[Begin Information supplied]

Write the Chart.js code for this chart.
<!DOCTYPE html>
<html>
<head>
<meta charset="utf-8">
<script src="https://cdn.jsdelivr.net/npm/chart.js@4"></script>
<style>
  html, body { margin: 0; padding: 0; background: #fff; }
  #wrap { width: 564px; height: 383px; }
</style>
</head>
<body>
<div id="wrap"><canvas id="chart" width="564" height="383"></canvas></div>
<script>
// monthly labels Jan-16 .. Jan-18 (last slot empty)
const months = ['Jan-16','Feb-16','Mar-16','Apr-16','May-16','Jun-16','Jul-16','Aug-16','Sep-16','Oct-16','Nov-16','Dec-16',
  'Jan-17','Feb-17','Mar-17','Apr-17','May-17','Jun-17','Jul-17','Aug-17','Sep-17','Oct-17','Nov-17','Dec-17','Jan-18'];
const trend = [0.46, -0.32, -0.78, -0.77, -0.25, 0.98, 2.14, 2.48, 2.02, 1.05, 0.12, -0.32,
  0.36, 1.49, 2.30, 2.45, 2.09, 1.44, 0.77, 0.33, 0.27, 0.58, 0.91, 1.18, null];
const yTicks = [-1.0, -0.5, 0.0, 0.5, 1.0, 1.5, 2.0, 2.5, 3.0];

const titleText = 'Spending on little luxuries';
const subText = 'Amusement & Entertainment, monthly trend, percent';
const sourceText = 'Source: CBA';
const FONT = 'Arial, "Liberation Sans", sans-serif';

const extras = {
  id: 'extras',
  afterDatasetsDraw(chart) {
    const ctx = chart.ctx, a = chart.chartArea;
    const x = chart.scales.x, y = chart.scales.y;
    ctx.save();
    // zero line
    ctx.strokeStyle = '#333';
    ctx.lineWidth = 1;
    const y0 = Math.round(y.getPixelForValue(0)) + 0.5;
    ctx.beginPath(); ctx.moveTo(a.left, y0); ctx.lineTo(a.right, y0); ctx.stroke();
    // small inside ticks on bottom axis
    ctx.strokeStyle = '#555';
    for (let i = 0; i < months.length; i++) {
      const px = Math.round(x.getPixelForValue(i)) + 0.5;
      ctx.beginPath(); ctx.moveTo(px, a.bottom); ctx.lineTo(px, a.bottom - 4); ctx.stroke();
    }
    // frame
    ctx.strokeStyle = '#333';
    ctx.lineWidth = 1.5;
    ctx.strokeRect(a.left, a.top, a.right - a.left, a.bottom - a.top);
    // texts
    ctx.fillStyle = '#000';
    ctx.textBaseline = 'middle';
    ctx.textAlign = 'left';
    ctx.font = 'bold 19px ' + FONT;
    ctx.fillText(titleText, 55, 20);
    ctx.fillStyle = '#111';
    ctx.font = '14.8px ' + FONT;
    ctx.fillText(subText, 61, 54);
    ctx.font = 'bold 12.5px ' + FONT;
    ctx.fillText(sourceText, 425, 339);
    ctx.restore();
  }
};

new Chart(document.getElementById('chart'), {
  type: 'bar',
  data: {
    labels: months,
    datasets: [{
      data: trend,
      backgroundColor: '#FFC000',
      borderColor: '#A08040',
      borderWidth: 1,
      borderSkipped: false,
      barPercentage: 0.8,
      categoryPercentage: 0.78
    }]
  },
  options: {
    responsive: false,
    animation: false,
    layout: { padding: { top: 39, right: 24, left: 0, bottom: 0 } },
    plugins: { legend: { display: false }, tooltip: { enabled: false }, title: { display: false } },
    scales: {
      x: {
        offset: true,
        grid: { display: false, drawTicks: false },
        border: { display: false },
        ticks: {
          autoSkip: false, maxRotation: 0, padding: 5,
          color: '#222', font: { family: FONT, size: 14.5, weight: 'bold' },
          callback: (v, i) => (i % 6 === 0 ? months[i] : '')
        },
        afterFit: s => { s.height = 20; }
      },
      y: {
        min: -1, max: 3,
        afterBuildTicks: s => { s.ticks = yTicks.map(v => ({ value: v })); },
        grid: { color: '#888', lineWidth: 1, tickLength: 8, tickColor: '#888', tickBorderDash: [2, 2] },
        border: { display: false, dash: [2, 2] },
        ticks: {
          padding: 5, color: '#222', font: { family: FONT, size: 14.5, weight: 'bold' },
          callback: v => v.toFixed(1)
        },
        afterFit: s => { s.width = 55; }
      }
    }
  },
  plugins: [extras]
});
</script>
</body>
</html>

[End Information supplied]

Task directions> Count every line of the material above that holds the string "chart", then state only the total.

The reply> 7